Hence option (A) is the correct answer.

Note: Alternative method to solve this question is-
We will solve the question similarly up to (2), equation.
And then we know the length of two sides of the isosceles triangle right angled at B.
Now we know Pythagoras theorem, which says that
${\left( h \right)^2} = {\left( p \right)^2} + {\left( b \right)^2}$, where $h,p,b$ are hypotenuse, perpendicular and base of the right-angled triangle.

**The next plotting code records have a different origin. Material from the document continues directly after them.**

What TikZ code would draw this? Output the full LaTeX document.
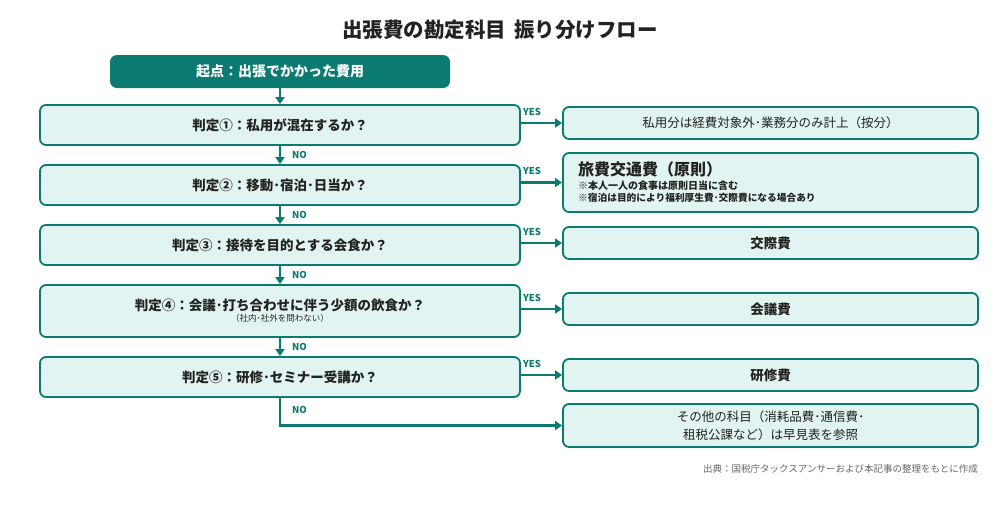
\documentclass[tikz,border=0pt]{standalone}
\usepackage{fontspec}
\setmainfont{Noto Sans CJK JP}
\usetikzlibrary{arrows.meta}
\definecolor{teal1}{HTML}{0B7A70}
\definecolor{fillc}{HTML}{E2F4F1}
\definecolor{txt}{HTML}{222222}
\definecolor{srcgray}{HTML}{666666}
\tikzset{
  dbox/.style={draw=teal1, line width=1.8pt, fill=fillc, rounded corners=6pt, align=center, text=txt, inner sep=0pt},
  rbox/.style={draw=teal1, line width=1.8pt, fill=fillc, rounded corners=6pt, align=center, text=txt, inner sep=0pt, minimum width=415pt},
  startbox/.style={fill=teal1, rounded corners=7pt, text=white, inner sep=0pt, minimum width=340pt, minimum height=33pt, font=\fontsize{14}{16}\selectfont\bfseries},
  conn/.style={draw=teal1, line width=2.4pt, -{Triangle[length=7pt,width=9pt]}},
  lbl/.style={text=teal1, inner sep=0pt, font=\fontsize{9.5}{10}\selectfont\bfseries},
  dtext/.style={font=\fontsize{13.5}{16}\selectfont\bfseries},
}
\begin{document}
\begin{tikzpicture}[x=1pt,y=-1pt]
\useasboundingbox (0,0) rectangle (1000,523);
\node[font=\fontsize{20.5}{24}\selectfont\bfseries, text=txt] (title) at (500,30) {出張費の勘定科目\hspace{0.4em}振り分けフロー};
\node[startbox] (start) at (280,71.5) {起点：出張でかかった費用};

\node[dbox, dtext, minimum width=480pt, minimum height=40pt] (d1) at (280,125) {判定①：私用が混在するか？};
\node[dbox, dtext, minimum width=480pt, minimum height=40pt] (d2) at (280,185) {判定②：移動･宿泊･日当か？};
\node[dbox, dtext, minimum width=480pt, minimum height=40pt] (d3) at (280,245) {判定③：接待を目的とする会食か？};
\node[dbox, minimum width=480pt, minimum height=52pt] (d4) at (280,311) {{\fontsize{13.5}{16}\selectfont\bfseries 判定④：会議･打ち合わせに伴う少額の飲食か？}\\[-1pt]{\fontsize{8.5}{10}\selectfont （社内･社外を問わない）}};
\node[dbox, dtext, minimum width=480pt, minimum height=40pt] (d5) at (280,377) {判定⑤：研修･セミナー受講か？};

\node[rbox, minimum height=32pt, font=\fontsize{12.5}{14}\selectfont] (r1) at (770.5,123) {私用分は経費対象外･業務分のみ計上（按分）};
\node[rbox, minimum height=59pt] (r2) at (770.5,182.5) {};
\node[anchor=north west, inner sep=0pt, align=left, text=txt] (r2t) at (578,161) {{\fontsize{16}{19}\selectfont\bfseries 旅費交通費（原則）}\\[2pt]{\fontsize{10}{12}\selectfont\bfseries ※本人一人の食事は原則日当に含む}\\[0.5pt]{\fontsize{9.7}{12}\selectfont\bfseries ※宿泊は目的により福利厚生費･交際費になる場合あり}};
\node[rbox, minimum height=32pt, font=\fontsize{13.5}{16}\selectfont\bfseries] (r3) at (770.5,243) {交際費};
\node[rbox, minimum height=32pt, font=\fontsize{13.5}{16}\selectfont\bfseries] (r4) at (770.5,309) {会議費};
\node[rbox, minimum height=32pt, font=\fontsize{13.5}{16}\selectfont\bfseries] (r5) at (770.5,375) {研修費};
\node[rbox, minimum height=43pt, font=\fontsize{12.5}{18}\selectfont] (r6) at (770.5,425.5) {その他の科目（消耗品費･通信費･\\租税公課など）は早見表を参照};

\draw[conn] (start.south) -- (d1.north);
\draw[conn] (d1.south) -- (d2.north);
\draw[conn] (d2.south) -- (d3.north);
\draw[conn] (d3.south) -- (d4.north);
\draw[conn] (d4.south) -- (d5.north);
\draw[conn] (d5.south) |- (r6.west);

\node[lbl, anchor=west] (n1) at (292,155) {NO};
\node[lbl, anchor=west] (n2) at (292,215) {NO};
\node[lbl, anchor=west] (n3) at (292,275) {NO};
\node[lbl, anchor=west] (n4) at (292,347) {NO};
\node[lbl, anchor=west] (n5) at (292,410) {NO};

\foreach \d/\r in {d1/r1,d2/r2,d3/r3,d4/r4,d5/r5}{
  \draw[conn] (\d.east |- \r.west) -- (\r.west);
  \node[lbl, anchor=base west] at ([xshift=2pt,yshift=8pt]\d.east |- \r.west) {YES};
}

\node[anchor=east, text=srcgray, inner sep=0pt, font=\fontsize{9.5}{11}\selectfont] (src) at (978,469) {出典：国税庁タックスアンサーおよび本記事の整理をもとに作成};
\end{tikzpicture}
\end{document}
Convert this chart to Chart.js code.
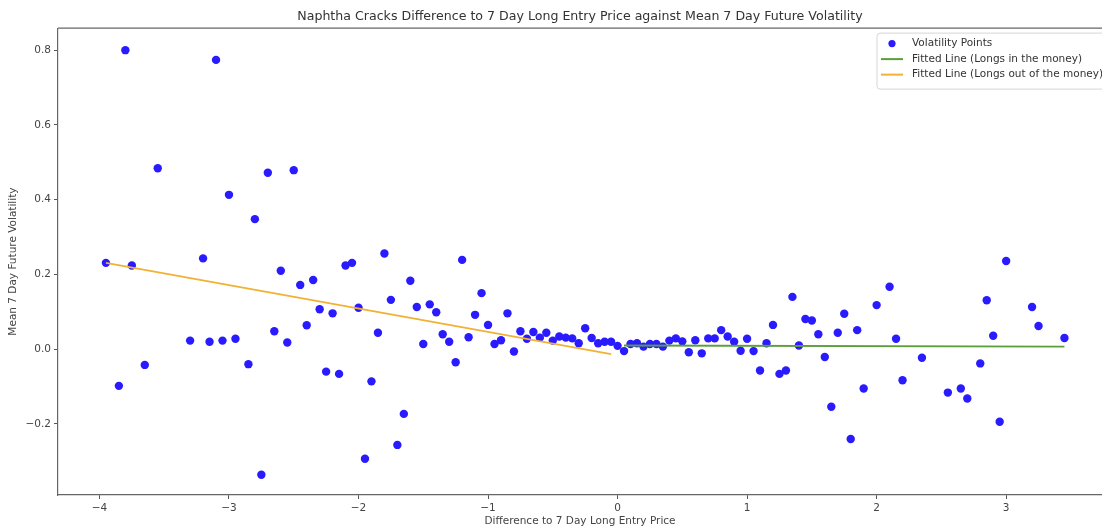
<!DOCTYPE html>
<html>
<head>
<meta charset="utf-8">
<script src="https://cdn.jsdelivr.net/npm/chart.js@4"></script>
<style>
  body { margin: 0; background: #fff; }
  #wrap { width: 1102px; height: 529px; position: relative; }
</style>
</head>
<body>
<div id="wrap"><canvas id="chart"></canvas></div>
<script>
// scatter points: difference to entry price vs mean 7 day future volatility
const diffX = [
  -3.95, -3.85, -3.80, -3.75, -3.65, -3.55, -3.30, -3.20, -3.15, -3.10,
  -3.05, -3.00, -2.95, -2.85, -2.80, -2.75, -2.70, -2.65, -2.60, -2.55,
  -2.50, -2.45, -2.40, -2.35, -2.30, -2.25, -2.20, -2.15, -2.10, -2.05,
  -2.00, -1.95, -1.90, -1.85, -1.80, -1.75, -1.70, -1.65, -1.60, -1.55,
  -1.50, -1.45, -1.40, -1.35, -1.30, -1.25, -1.20, -1.15, -1.10, -1.05,
  -1.00, -0.95, -0.90, -0.85, -0.80, -0.75, -0.70, -0.65, -0.60, -0.55,
  -0.50, -0.45, -0.40, -0.35, -0.30, -0.25, -0.20, -0.15, -0.10, -0.05,
  0.00, 0.05, 0.10, 0.15, 0.20, 0.25, 0.30, 0.35, 0.40, 0.45,
  0.50, 0.55, 0.60, 0.65, 0.70, 0.75, 0.80, 0.85, 0.90, 0.95,
  1.00, 1.05, 1.10, 1.15, 1.20, 1.25, 1.30, 1.35, 1.40, 1.45,
  1.50, 1.55, 1.60, 1.65, 1.70, 1.75, 1.80, 1.85, 1.90, 2.00,
  2.10, 2.15, 2.20, 2.35, 2.55, 2.65, 2.70, 2.80, 2.85, 2.90,
  2.95, 3.00, 3.20, 3.25, 3.45
];
const volY = [
  0.231, -0.098, 0.800, 0.224, -0.042, 0.484, 0.023, 0.243, 0.020, 0.774,
  0.023, 0.413, 0.028, -0.040, 0.348, -0.336, 0.472, 0.048, 0.210, 0.018,
  0.479, 0.172, 0.064, 0.185, 0.107, -0.060, 0.096, -0.066, 0.224, 0.231,
  0.111, -0.293, -0.086, 0.044, 0.256, 0.132, -0.256, -0.173, 0.183, 0.113,
  0.014, 0.120, 0.099, 0.040, 0.020, -0.035, 0.239, 0.032, 0.092, 0.150,
  0.065, 0.014, 0.024, 0.096, -0.006, 0.048, 0.028, 0.046, 0.031, 0.044,
  0.023, 0.034, 0.031, 0.029, 0.016, 0.056, 0.030, 0.016, 0.020, 0.020,
  0.009, -0.005, 0.014, 0.016, 0.007, 0.014, 0.014, 0.007, 0.023, 0.029,
  0.021, -0.008, 0.024, -0.011, 0.029, 0.029, 0.051, 0.034, 0.020, -0.004,
  0.028, -0.005, -0.057, 0.016, 0.065, -0.066, -0.057, 0.140, 0.010, 0.081,
  0.077, 0.040, -0.021, -0.154, 0.044, 0.095, -0.240, 0.051, -0.105, 0.118,
  0.167, 0.028, -0.083, -0.023, -0.116, -0.105, -0.132, -0.038, 0.131, 0.036,
  -0.194, 0.236, 0.113, 0.062, 0.030
];

// fitted line end points
const inMoneyX = [0.05, 3.45];
const inMoneyY = [0.010, 0.007];
const outMoneyX = [-3.95, -0.05];
const outMoneyY = [0.231, -0.013];

const xTicks = [-4, -3, -2, -1, 0, 1, 2, 3];
const yTicks = [-0.2, 0.0, 0.2, 0.4, 0.6, 0.8];

const seriesNames = ['Volatility Points', 'Fitted Line (Longs in the money)', 'Fitted Line (Longs out of the money)'];

const FONT = 'DejaVu Sans';
const toPts = (xs, ys) => xs.map((x, i) => ({ x, y: ys[i] }));
const minus = s => String(s).replace('-', '\u2212');

// matplotlib style top spine and legend inside the axes
const framePlugin = {
  id: 'frame',
  afterDraw(chart) {
    const { ctx, chartArea: a } = chart;
    ctx.save();
    ctx.strokeStyle = '#666';
    ctx.lineWidth = 1.2;
    ctx.beginPath();
    ctx.moveTo(a.left, a.top);
    ctx.lineTo(a.right, a.top);
    ctx.stroke();

    // legend
    const lx = a.right - 225, ly = a.top + 5, lw = 240, lh = 56;
    ctx.fillStyle = 'rgba(255,255,255,0.85)';
    ctx.strokeStyle = '#d6d6d6';
    ctx.lineWidth = 1;
    ctx.beginPath();
    ctx.roundRect(lx, ly, lw, lh, 3);
    ctx.fill();
    ctx.stroke();

    const ds = chart.data.datasets;
    ctx.font = '10.5px "' + FONT + '"';
    ctx.textBaseline = 'middle';
    ds.forEach((d, i) => {
      const cy = ly + 10.5 + i * 15.5;
      if (i === 0) {
        ctx.fillStyle = d.backgroundColor;
        ctx.beginPath();
        ctx.arc(lx + 15, cy, 3.6, 0, Math.PI * 2);
        ctx.fill();
      } else {
        ctx.strokeStyle = d.borderColor;
        ctx.lineWidth = 2;
        ctx.beginPath();
        ctx.moveTo(lx + 4, cy);
        ctx.lineTo(lx + 26, cy);
        ctx.stroke();
      }
      ctx.fillStyle = '#333';
      ctx.fillText(d.label, lx + 35, cy);
    });
    ctx.restore();
  }
};

new Chart(document.getElementById('chart'), {
  type: 'scatter',
  data: {
    datasets: [
      {
        label: seriesNames[0],
        data: toPts(diffX, volY),
        backgroundColor: '#2a1bff',
        borderWidth: 0,
        pointRadius: 4.2,
        order: 3
      },
      {
        label: seriesNames[1],
        type: 'line',
        data: toPts(inMoneyX, inMoneyY),
        borderColor: '#5b9e3c',
        borderWidth: 1.8,
        pointRadius: 0,
        fill: false,
        order: 1
      },
      {
        label: seriesNames[2],
        type: 'line',
        data: toPts(outMoneyX, outMoneyY),
        borderColor: '#f2b134',
        borderWidth: 1.8,
        pointRadius: 0,
        fill: false,
        order: 2
      }
    ]
  },
  options: {
    responsive: true,
    maintainAspectRatio: false,
    animation: false,
    layout: { padding: 0, autoPadding: false },
    plugins: {
      legend: { display: false },
      tooltip: { enabled: false },
      title: {
        display: true,
        fullSize: false,
        text: 'Naphtha Cracks Difference to 7 Day Long Entry Price against Mean 7 Day Future Volatility',
        color: '#333',
        font: { family: FONT, size: 12.6, weight: 'normal' },
        padding: { top: 9, bottom: 4 }
      }
    },
    scales: {
      x: {
        type: 'linear',
        min: -4.32,
        max: 3.74,
        afterFit: s => { s.height = 34; s.paddingLeft = 0; s.paddingRight = 0; },
        afterBuildTicks: s => { s.ticks = xTicks.map(v => ({ value: v })); },
        grid: { drawOnChartArea: false, drawTicks: true, tickLength: 4, tickColor: '#555' },
        border: { display: true, color: '#666', width: 1.2 },
        ticks: {
          color: '#444',
          padding: 3,
          font: { family: FONT, size: 10.5 },
          callback: v => minus(v)
        },
        title: {
          display: true,
          text: 'Difference to 7 Day Long Entry Price',
          color: '#444',
          font: { family: FONT, size: 10.5 },
          padding: { top: 0, bottom: 1 }
        }
      },
      y: {
        type: 'linear',
        min: -0.39,
        max: 0.859,
        afterFit: s => { s.width = 58; s.paddingTop = 0; s.paddingBottom = 0; },
        afterBuildTicks: s => { s.ticks = yTicks.map(v => ({ value: v })); },
        grid: { drawOnChartArea: false, drawTicks: true, tickLength: 4, tickColor: '#555' },
        border: { display: true, color: '#666', width: 1.2 },
        ticks: {
          color: '#444',
          padding: 3,
          font: { family: FONT, size: 10.5 },
          callback: v => minus(Number(v).toFixed(1))
        },
        title: {
          display: true,
          text: 'Mean 7 Day Future Volatility',
          color: '#444',
          font: { family: FONT, size: 10.5 },
          padding: { top: 7, bottom: 0 }
        }
      }
    }
  },
  plugins: [framePlugin]
});
</script>
</body>
</html>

Now using the Pythagoras theorem for triangle ABC, where $h = AC,p = AB,b = BC$, we get
$
 \Rightarrow {\left( {AC} \right)^2} = {\left( {AB} \right)^2} + {\left( {BC} \right)^2} \\
 \Rightarrow AC = \sqrt {{{\left( {AB} \right)}^2} + {{\left( {BC} \right)}^2}} \\
 $
Now substituting values of AB and BC from (1), we get
$
  \Rightarrow AC = \sqrt {{{\left( {10} \right)}^2} + {{\left( {10} \right)}^2}} \\
 \Rightarrow AC = \sqrt {100 + 100} \\
 \Rightarrow AC = \sqrt {200} \\
 \Rightarrow AC = 10\sqrt 2 cm \\
 $
Hence, we can solve this question using this method also.